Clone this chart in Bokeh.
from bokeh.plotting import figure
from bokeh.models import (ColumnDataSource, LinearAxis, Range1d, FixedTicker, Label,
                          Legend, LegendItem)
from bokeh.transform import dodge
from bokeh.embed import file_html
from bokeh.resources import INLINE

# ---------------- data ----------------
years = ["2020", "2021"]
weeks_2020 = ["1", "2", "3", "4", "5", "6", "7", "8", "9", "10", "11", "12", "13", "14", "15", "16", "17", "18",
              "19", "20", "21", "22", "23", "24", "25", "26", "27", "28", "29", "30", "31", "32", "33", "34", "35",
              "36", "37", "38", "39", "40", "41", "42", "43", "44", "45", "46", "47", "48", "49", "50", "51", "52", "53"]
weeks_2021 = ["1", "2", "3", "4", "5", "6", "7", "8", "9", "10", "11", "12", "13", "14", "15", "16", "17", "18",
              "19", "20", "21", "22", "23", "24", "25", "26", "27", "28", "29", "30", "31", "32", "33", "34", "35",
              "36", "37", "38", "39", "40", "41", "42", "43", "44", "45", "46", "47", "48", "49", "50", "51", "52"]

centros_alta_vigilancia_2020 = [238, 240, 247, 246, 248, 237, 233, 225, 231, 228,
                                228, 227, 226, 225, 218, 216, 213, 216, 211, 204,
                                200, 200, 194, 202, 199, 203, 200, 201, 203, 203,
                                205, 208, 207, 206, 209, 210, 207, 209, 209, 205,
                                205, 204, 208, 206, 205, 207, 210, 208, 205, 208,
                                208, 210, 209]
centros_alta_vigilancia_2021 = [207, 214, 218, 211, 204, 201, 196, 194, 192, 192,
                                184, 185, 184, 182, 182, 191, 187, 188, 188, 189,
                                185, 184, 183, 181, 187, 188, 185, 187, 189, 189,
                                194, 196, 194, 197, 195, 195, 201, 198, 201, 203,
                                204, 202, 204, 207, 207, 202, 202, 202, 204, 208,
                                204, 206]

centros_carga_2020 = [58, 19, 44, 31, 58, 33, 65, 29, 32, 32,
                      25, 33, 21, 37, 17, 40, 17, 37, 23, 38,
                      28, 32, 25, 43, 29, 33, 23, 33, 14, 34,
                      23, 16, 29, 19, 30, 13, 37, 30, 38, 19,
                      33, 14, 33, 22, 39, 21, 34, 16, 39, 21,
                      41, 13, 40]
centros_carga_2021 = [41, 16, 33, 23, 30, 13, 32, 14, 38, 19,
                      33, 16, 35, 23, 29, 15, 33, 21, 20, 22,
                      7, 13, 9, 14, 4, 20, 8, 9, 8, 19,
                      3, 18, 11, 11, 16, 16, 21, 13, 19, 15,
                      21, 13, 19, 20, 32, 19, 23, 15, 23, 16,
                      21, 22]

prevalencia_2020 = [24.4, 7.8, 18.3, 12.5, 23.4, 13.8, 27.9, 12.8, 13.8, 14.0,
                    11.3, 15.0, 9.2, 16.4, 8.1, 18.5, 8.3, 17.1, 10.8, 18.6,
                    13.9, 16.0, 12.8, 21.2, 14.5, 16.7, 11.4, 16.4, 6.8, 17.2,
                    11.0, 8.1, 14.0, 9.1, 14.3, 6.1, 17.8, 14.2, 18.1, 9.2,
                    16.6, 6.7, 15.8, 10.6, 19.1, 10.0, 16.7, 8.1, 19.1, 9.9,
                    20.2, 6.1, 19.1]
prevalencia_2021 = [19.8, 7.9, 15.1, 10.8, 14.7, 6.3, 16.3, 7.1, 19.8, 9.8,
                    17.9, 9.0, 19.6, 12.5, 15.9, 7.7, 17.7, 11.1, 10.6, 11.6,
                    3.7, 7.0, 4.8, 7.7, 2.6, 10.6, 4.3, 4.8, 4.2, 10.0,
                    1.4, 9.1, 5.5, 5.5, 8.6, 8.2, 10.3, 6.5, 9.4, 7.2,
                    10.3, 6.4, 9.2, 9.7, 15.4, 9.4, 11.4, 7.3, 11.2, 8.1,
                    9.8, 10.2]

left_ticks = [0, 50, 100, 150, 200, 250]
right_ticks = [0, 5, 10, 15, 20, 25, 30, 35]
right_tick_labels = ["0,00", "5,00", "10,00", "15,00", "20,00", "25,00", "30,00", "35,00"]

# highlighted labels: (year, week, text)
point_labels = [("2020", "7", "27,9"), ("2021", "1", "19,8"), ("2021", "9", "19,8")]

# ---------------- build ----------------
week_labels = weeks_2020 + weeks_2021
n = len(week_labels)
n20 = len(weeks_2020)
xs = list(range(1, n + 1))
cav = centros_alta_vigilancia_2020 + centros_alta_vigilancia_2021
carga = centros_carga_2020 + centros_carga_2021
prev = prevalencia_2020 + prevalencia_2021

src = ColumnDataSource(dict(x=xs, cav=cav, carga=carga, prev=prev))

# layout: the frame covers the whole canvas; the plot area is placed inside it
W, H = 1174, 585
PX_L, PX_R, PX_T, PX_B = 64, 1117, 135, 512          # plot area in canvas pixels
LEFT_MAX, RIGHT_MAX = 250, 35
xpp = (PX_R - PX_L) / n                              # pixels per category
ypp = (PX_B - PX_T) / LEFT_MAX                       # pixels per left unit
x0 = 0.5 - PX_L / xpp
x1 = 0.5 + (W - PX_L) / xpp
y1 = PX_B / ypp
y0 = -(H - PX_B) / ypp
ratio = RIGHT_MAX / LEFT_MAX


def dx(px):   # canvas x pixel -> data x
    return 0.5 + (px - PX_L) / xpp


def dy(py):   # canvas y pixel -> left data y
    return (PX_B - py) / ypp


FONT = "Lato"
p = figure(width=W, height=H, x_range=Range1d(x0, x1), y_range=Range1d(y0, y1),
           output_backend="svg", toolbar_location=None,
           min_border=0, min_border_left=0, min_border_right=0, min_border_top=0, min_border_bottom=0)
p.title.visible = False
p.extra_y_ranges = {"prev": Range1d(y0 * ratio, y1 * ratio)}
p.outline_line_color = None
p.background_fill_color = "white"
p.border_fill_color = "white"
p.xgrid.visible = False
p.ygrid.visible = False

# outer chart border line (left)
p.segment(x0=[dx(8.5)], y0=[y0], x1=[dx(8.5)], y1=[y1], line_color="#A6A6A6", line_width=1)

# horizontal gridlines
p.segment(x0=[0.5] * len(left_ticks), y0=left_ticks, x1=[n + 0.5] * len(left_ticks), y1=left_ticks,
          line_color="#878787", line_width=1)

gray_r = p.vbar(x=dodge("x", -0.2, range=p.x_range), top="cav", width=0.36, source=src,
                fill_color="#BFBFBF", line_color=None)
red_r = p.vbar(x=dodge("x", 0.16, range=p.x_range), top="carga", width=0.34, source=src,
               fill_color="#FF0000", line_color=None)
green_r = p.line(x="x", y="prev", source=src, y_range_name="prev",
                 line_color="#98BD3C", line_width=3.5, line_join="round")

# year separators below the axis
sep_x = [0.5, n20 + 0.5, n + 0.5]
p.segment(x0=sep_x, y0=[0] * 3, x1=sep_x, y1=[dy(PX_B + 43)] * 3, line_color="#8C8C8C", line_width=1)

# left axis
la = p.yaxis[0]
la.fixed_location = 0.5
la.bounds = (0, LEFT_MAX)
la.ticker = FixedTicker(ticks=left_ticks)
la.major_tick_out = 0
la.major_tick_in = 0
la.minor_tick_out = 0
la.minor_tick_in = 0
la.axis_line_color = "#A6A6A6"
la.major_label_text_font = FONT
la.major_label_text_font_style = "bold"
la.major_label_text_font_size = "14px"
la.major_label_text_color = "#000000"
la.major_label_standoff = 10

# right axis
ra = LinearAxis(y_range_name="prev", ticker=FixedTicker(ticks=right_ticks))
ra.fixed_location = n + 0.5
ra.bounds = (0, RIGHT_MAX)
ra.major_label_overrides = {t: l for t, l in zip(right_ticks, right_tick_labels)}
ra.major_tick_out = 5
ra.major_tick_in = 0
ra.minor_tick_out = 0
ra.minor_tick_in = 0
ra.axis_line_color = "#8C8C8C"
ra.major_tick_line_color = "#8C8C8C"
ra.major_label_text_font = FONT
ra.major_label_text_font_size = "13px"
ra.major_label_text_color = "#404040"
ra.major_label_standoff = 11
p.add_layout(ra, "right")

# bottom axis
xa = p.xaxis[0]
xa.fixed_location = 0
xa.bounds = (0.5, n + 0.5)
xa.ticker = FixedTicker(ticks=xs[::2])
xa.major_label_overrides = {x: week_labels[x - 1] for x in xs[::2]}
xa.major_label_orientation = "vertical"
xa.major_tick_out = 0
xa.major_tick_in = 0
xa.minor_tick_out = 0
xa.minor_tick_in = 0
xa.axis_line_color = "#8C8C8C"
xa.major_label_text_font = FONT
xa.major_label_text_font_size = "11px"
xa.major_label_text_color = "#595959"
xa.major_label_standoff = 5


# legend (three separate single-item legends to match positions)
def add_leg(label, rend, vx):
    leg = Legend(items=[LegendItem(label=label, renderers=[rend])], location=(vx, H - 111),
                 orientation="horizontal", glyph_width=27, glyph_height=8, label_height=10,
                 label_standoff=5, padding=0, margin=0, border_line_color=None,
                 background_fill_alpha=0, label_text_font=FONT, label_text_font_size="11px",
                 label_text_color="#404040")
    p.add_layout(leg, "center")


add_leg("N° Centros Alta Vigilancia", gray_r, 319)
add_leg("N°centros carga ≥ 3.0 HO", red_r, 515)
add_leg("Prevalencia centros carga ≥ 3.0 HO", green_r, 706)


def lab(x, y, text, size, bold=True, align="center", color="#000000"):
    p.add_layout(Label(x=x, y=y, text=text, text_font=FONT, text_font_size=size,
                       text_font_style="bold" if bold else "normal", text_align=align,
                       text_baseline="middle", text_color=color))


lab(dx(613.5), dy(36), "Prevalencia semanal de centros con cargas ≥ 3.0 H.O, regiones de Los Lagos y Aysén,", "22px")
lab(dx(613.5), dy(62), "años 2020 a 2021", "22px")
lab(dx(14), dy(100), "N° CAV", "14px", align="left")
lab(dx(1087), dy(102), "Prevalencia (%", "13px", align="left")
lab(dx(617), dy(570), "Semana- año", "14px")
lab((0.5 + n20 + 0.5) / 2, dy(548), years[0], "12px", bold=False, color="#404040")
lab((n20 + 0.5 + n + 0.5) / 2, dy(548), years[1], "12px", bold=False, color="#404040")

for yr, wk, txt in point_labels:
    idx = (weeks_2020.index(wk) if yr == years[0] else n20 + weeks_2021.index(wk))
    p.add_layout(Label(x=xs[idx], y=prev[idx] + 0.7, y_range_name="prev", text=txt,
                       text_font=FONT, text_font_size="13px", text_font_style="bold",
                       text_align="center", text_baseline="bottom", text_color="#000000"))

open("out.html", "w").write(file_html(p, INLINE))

What you have to do:
Give again, word for word, the lines of the listing, starting at its first line and ending with the line containing "from bokeh.resources import INLINE".

Response to this exercise:
Clone this chart in Bokeh.
from bokeh.plotting import figure
from bokeh.models import (ColumnDataSource, LinearAxis, Range1d, FixedTicker, Label,
                          Legend, LegendItem)
from bokeh.transform import dodge
from bokeh.embed import file_html
from bokeh.resources import INLINE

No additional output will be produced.